— Task requirements —
Images are not part of the copy; transcribe all the data exactly.

— Data shown —
************
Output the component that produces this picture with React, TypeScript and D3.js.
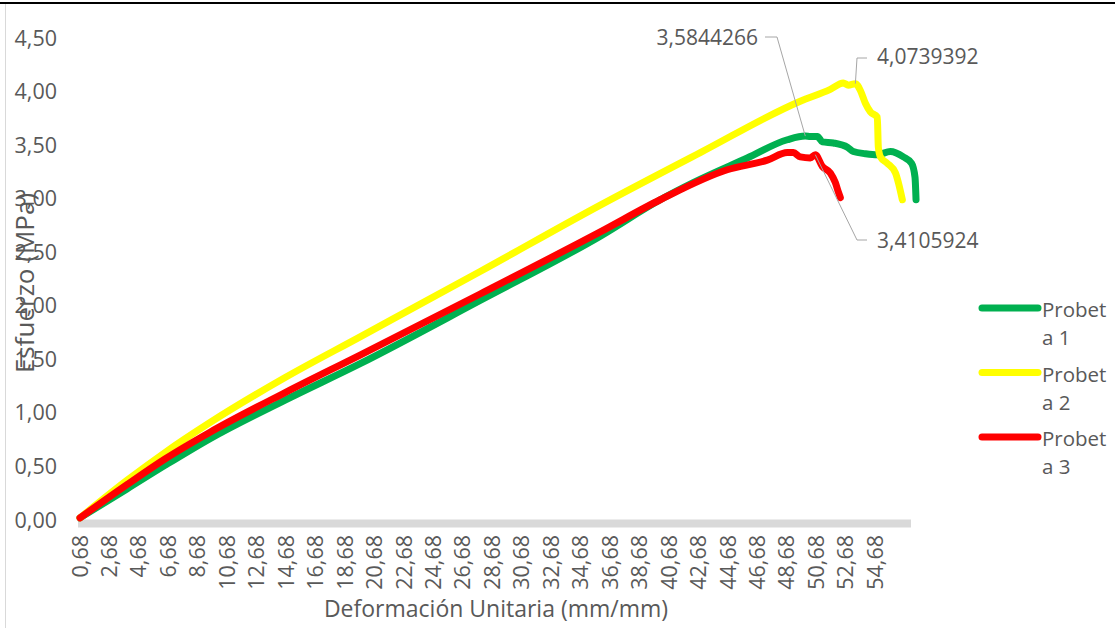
import React from "react";
import * as d3 from "d3";

const xTickValues = [0.68, 2.68, 4.68, 6.68, 8.68, 10.68, 12.68, 14.68, 16.68, 18.68, 20.68, 22.68, 24.68, 26.68, 28.68, 30.68, 32.68, 34.68, 36.68, 38.68, 40.68, 42.68, 44.68, 46.68, 48.68, 50.68, 52.68, 54.68];
const xTickLabels = ["0,68", "2,68", "4,68", "6,68", "8,68", "10,68", "12,68", "14,68", "16,68", "18,68", "20,68", "22,68", "24,68", "26,68", "28,68", "30,68", "32,68", "34,68", "36,68", "38,68", "40,68", "42,68", "44,68", "46,68", "48,68", "50,68", "52,68", "54,68"];
const yTickValues = [0, 0.5, 1, 1.5, 2, 2.5, 3, 3.5, 4, 4.5];
const yTickLabels = ["0,00", "0,50", "1,00", "1,50", "2,00", "2,50", "3,00", "3,50", "4,00", "4,50"];

const seriesNames = ["Probeta 1", "Probeta 2", "Probeta 3"];
const seriesColors = ["#00b050", "#ffff00", "#ff0000"];

const p1Strain = [0.68, 3.87, 6.45, 9.51, 14.61, 19.7, 27.85, 36.01, 40.08, 42.32, 45.99, 48.71, 49.93, 50.27, 50.75, 51.09, 51.84, 52.79, 53.19, 54.01, 54.82, 55.71, 56.59, 57.15, 57.38, 57.45];
const p1Stress = [0.02, 0.29, 0.51, 0.76, 1.12, 1.46, 2.05, 2.65, 2.99, 3.15, 3.38, 3.55, 3.5844, 3.58, 3.58, 3.53, 3.52, 3.48, 3.44, 3.42, 3.41, 3.44, 3.39, 3.33, 3.2, 2.99];

const p2Strain = [0.68, 3.87, 6.45, 9.51, 14.61, 19.7, 27.85, 36.01, 42.8, 49.59, 51.63, 52.51, 52.85, 53.33, 53.67, 54.01, 54.35, 54.82, 54.89, 55.03, 55.5, 56.05, 56.25, 56.52];
const p2Stress = [0.02, 0.37, 0.63, 0.91, 1.33, 1.71, 2.32, 2.94, 3.43, 3.91, 4.02, 4.08, 4.06, 4.0739, 4.01, 3.89, 3.81, 3.76, 3.48, 3.39, 3.33, 3.24, 3.15, 2.99];

const p3Strain = [0.68, 3.87, 6.45, 9.51, 14.61, 19.7, 27.85, 36.01, 40.08, 44.63, 47.35, 48.71, 49.12, 49.59, 50.27, 50.61, 51.09, 51.63, 51.97, 52.18, 52.31];
const p3Stress = [0.02, 0.33, 0.57, 0.82, 1.19, 1.54, 2.11, 2.69, 2.99, 3.27, 3.36, 3.43, 3.43, 3.39, 3.38, 3.4106, 3.3, 3.24, 3.15, 3.06, 3.01];

const labelTexts = ["3,5844266", "4,0739392", "3,4105924"];
const labelStrain = [49.93, 53.33, 50.61];
const labelStress = [3.5844, 4.0739, 3.4106];

const FONT = "'Open Sans', 'Noto Sans', sans-serif";
const TXT = "#595959";

export default function App() {
  const x = d3.scaleLinear().domain([0.68, 57.04]).range([80, 910]);
  const y = d3.scaleLinear().domain([0, 4.5]).range([520, 38]);
  const line = d3
    .line<[number, number]>()
    .x((d) => x(d[0]))
    .y((d) => y(d[1]))
    .curve(d3.curveMonotoneX);

  const series = [
    p1Strain.map((s, i) => [s, p1Stress[i]] as [number, number]),
    p2Strain.map((s, i) => [s, p2Stress[i]] as [number, number]),
    p3Strain.map((s, i) => [s, p3Stress[i]] as [number, number]),
  ];

  const anchors = labelStrain.map((s, i) => [x(s), y(labelStress[i])]);

  return (
    <div style={{ position: "fixed", left: 0, top: 0 }}>
      <svg width={1115} height={628} style={{ display: "block", background: "#fff" }} fontFamily={FONT}>
        <rect x={0} y={0} width={1115} height={628} fill="#ffffff" />
        <line x1={0} x2={1115} y1={3} y2={3} stroke="#000" strokeWidth={2} />
        <line x1={5.5} x2={5.5} y1={4} y2={628} stroke="#d9d9d9" strokeWidth={1} />

        {yTickValues.map((v, i) => (
          <text key={"yt" + i} x={57} y={y(v)} dy="0.35em" textAnchor="end" fontSize={21.5} fill={TXT}>
            {yTickLabels[i]}
          </text>
        ))}

        <line x1={78} x2={911} y1={523.5} y2={523.5} stroke="#d9d9d9" strokeWidth={8} />

        {xTickValues.map((v, i) => (
          <text
            key={"xt" + i}
            transform={`translate(${x(v)},535) rotate(-90)`}
            dy="0.35em"
            textAnchor="end"
            fontSize={21.5}
            fill={TXT}
          >
            {xTickLabels[i]}
          </text>
        ))}

        <text x={496} y={617} textAnchor="middle" fontSize={23} fill={TXT}>
          Deformación Unitaria (mm/mm)
        </text>
        <text transform="translate(34,283) rotate(-90)" textAnchor="middle" fontSize={26} fill={TXT}>
          Esfuerzo (MPa)
        </text>

        {series.map((d, i) => (
          <path
            key={"s" + i}
            d={line(d) || ""}
            fill="none"
            stroke={seriesColors[i]}
            strokeWidth={7}
            strokeLinecap="round"
            strokeLinejoin="round"
          />
        ))}

        <polyline
          points={`765,37 777,37 ${anchors[0][0]},${anchors[0][1]}`}
          fill="none"
          stroke="#a6a6a6"
          strokeWidth={1}
        />
        <text x={758} y={38} dy="0.35em" textAnchor="end" fontSize={21} fill={TXT}>
          {labelTexts[0]}
        </text>
        <polyline
          points={`${anchors[1][0]},${anchors[1][1]} 857,58 867,58`}
          fill="none"
          stroke="#a6a6a6"
          strokeWidth={1}
        />
        <text x={877} y={57} dy="0.35em" fontSize={21} fill={TXT}>
          {labelTexts[1]}
        </text>
        <polyline
          points={`${anchors[2][0]},${anchors[2][1]} 857,240 867,240`}
          fill="none"
          stroke="#a6a6a6"
          strokeWidth={1}
        />
        <text x={877} y={241} dy="0.35em" fontSize={21} fill={TXT}>
          {labelTexts[2]}
        </text>

        {seriesNames.map((name, i) => {
          const cy = 308 + i * 64.5;
          return (
            <g key={"lg" + i}>
              <line x1={982} x2={1038} y1={cy} y2={cy} stroke={seriesColors[i]} strokeWidth={7} strokeLinecap="round" />
              <text x={1042} y={cy + 9} fontSize={20.5} fill={TXT}>
                {name.slice(0, 6)}
              </text>
              <text x={1042} y={cy + 37} fontSize={20.5} fill={TXT}>
                {name.slice(6).trim()}
              </text>
            </g>
          );
        })}
      </svg>
    </div>
  );
}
************
— Task result —
Output the component that produces this picture with React, TypeScript and D3.js.
import React from "react";
import * as d3 from "d3";

const xTickValues = [0.68, 2.68, 4.68, 6.68, 8.68, 10.68, 12.68, 14.68, 16.68, 18.68, 20.68, 22.68, 24.68, 26.68, 28.68, 30.68, 32.68, 34.68, 36.68, 38.68, 40.68, 42.68, 44.68, 46.68, 48.68, 50.68, 52.68, 54.68];
const xTickLabels = ["0,68", "2,68", "4,68", "6,68", "8,68", "10,68", "12,68", "14,68", "16,68", "18,68", "20,68", "22,68", "24,68", "26,68", "28,68", "30,68", "32,68", "34,68", "36,68", "38,68", "40,68", "42,68", "44,68", "46,68", "48,68", "50,68", "52,68", "54,68"];
const yTickValues = [0, 0.5, 1, 1.5, 2, 2.5, 3, 3.5, 4, 4.5];
const yTickLabels = ["0,00", "0,50", "1,00", "1,50", "2,00", "2,50", "3,00", "3,50", "4,00", "4,50"];

const seriesNames = ["Probeta 1", "Probeta 2", "Probeta 3"];
const seriesColors = ["#00b050", "#ffff00", "#ff0000"];

const p1Strain = [0.68, 3.87, 6.45, 9.51, 14.61, 19.7, 27.85, 36.01, 40.08, 42.32, 45.99, 48.71, 49.93, 50.27, 50.75, 51.09, 51.84, 52.79, 53.19, 54.01, 54.82, 55.71, 56.59, 57.15, 57.38, 57.45];
const p1Stress = [0.02, 0.29, 0.51, 0.76, 1.12, 1.46, 2.05, 2.65, 2.99, 3.15, 3.38, 3.55, 3.5844, 3.58, 3.58, 3.53, 3.52, 3.48, 3.44, 3.42, 3.41, 3.44, 3.39, 3.33, 3.2, 2.99];

const p2Strain = [0.68, 3.87, 6.45, 9.51, 14.61, 19.7, 27.85, 36.01, 42.8, 49.59, 51.63, 52.51, 52.85, 53.33, 53.67, 54.01, 54.35, 54.82, 54.89, 55.03, 55.5, 56.05, 56.25, 56.52];
const p2Stress = [0.02, 0.37, 0.63, 0.91, 1.33, 1.71, 2.32, 2.94, 3.43, 3.91, 4.02, 4.08, 4.06, 4.0739, 4.01, 3.89, 3.81, 3.76, 3.48, 3.39, 3.33, 3.24, 3.15, 2.99];

const p3Strain = [0.68, 3.87, 6.45, 9.51, 14.61, 19.7, 27.85, 36.01, 40.08, 44.63, 47.35, 48.71, 49.12, 49.59, 50.27, 50.61, 51.09, 51.63, 51.97, 52.18, 52.31];
const p3Stress = [0.02, 0.33, 0.57, 0.82, 1.19, 1.54, 2.11, 2.69, 2.99, 3.27, 3.36, 3.43, 3.43, 3.39, 3.38, 3.4106, 3.3, 3.24, 3.15, 3.06, 3.01];

const labelTexts = ["3,5844266", "4,0739392", "3,4105924"];
const labelStrain = [49.93, 53.33, 50.61];
const labelStress = [3.5844, 4.0739, 3.4106];

const FONT = "'Open Sans', 'Noto Sans', sans-serif";
const TXT = "#595959";

export default function App() {
  const x = d3.scaleLinear().domain([0.68, 57.04]).range([80, 910]);
  const y = d3.scaleLinear().domain([0, 4.5]).range([520, 38]);
  const line = d3
    .line<[number, number]>()
    .x((d) => x(d[0]))
    .y((d) => y(d[1]))
    .curve(d3.curveMonotoneX);

  const series = [
    p1Strain.map((s, i) => [s, p1Stress[i]] as [number, number]),
    p2Strain.map((s, i) => [s, p2Stress[i]] as [number, number]),
    p3Strain.map((s, i) => [s, p3Stress[i]] as [number, number]),
  ];

  const anchors = labelStrain.map((s, i) => [x(s), y(labelStress[i])]);

  return (
    <div style={{ position: "fixed", left: 0, top: 0 }}>
      <svg width={1115} height={628} style={{ display: "block", background: "#fff" }} fontFamily={FONT}>
        <rect x={0} y={0} width={1115} height={628} fill="#ffffff" />
        <line x1={0} x2={1115} y1={3} y2={3} stroke="#000" strokeWidth={2} />
        <line x1={5.5} x2={5.5} y1={4} y2={628} stroke="#d9d9d9" strokeWidth={1} />

        {yTickValues.map((v, i) => (
          <text key={"yt" + i} x={57} y={y(v)} dy="0.35em" textAnchor="end" fontSize={21.5} fill={TXT}>
            {yTickLabels[i]}
          </text>
        ))}

        <line x1={78} x2={911} y1={523.5} y2={523.5} stroke="#d9d9d9" strokeWidth={8} />

        {xTickValues.map((v, i) => (
          <text
            key={"xt" + i}
            transform={`translate(${x(v)},535) rotate(-90)`}
            dy="0.35em"
            textAnchor="end"
            fontSize={21.5}
            fill={TXT}
          >
            {xTickLabels[i]}
          </text>
        ))}

        <text x={496} y={617} textAnchor="middle" fontSize={23} fill={TXT}>
          Deformación Unitaria (mm/mm)
        </text>
        <text transform="translate(34,283) rotate(-90)" textAnchor="middle" fontSize={26} fill={TXT}>
          Esfuerzo (MPa)
        </text>

        {series.map((d, i) => (
          <path
            key={"s" + i}
            d={line(d) || ""}
            fill="none"
            stroke={seriesColors[i]}
            strokeWidth={7}
            strokeLinecap="round"
            strokeLinejoin="round"
          />
        ))}

        <polyline
          points={`765,37 777,37 ${anchors[0][0]},${anchors[0][1]}`}
          fill="none"
          stroke="#a6a6a6"
          strokeWidth={1}
        />
        <text x={758} y={38} dy="0.35em" textAnchor="end" fontSize={21} fill={TXT}>
          {labelTexts[0]}
        </text>
        <polyline
          points={`${anchors[1][0]},${anchors[1][1]} 857,58 867,58`}
          fill="none"
          stroke="#a6a6a6"
          strokeWidth={1}
        />
        <text x={877} y={57} dy="0.35em" fontSize={21} fill={TXT}>
          {labelTexts[1]}
        </text>
        <polyline
          points={`${anchors[2][0]},${anchors[2][1]} 857,240 867,240`}
          fill="none"
          stroke="#a6a6a6"
          strokeWidth={1}
        />
        <text x={877} y={241} dy="0.35em" fontSize={21} fill={TXT}>
          {labelTexts[2]}
        </text>

        {seriesNames.map((name, i) => {
          const cy = 308 + i * 64.5;
          return (
            <g key={"lg" + i}>
              <line x1={982} x2={1038} y1={cy} y2={cy} stroke={seriesColors[i]} strokeWidth={7} strokeLinecap="round" />
              <text x={1042} y={cy + 9} fontSize={20.5} fill={TXT}>
                {name.slice(0, 6)}
              </text>
              <text x={1042} y={cy + 37} fontSize={20.5} fill={TXT}>
                {name.slice(6).trim()}
              </text>
            </g>
          );
        })}
      </svg>
    </div>
  );
}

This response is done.